**What you will do**
Reproduce, word for word, every line from the first one down to the line containing "import plotly.graph_objects as go", and nothing else.

**Source material**
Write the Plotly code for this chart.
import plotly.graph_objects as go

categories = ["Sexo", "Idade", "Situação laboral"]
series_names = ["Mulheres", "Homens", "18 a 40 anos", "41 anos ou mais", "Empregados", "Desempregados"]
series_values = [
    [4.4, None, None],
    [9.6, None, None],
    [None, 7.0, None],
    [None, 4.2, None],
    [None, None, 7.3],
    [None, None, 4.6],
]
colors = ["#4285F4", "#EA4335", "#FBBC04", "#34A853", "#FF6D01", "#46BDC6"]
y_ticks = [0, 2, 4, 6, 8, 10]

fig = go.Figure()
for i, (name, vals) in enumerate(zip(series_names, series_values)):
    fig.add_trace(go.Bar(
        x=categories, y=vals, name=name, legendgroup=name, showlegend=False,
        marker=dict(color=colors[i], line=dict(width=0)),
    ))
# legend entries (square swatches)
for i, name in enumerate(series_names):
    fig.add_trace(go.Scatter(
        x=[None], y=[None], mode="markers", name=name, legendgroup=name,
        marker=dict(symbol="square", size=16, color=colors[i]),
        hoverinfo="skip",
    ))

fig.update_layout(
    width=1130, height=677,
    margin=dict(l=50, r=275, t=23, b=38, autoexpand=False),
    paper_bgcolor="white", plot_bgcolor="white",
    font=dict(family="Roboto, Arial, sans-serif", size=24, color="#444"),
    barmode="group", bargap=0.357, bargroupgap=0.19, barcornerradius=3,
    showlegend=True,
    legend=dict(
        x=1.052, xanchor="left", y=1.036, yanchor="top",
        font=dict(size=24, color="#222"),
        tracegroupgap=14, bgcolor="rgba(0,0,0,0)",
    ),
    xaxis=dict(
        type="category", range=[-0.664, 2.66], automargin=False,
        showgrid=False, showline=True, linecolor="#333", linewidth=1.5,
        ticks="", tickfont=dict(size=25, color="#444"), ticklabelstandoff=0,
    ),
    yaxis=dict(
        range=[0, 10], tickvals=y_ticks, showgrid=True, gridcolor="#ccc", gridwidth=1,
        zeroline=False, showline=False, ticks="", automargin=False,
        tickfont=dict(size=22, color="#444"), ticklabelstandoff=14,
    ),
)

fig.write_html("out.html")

**The output**
Write the Plotly code for this chart.
import plotly.graph_objects as go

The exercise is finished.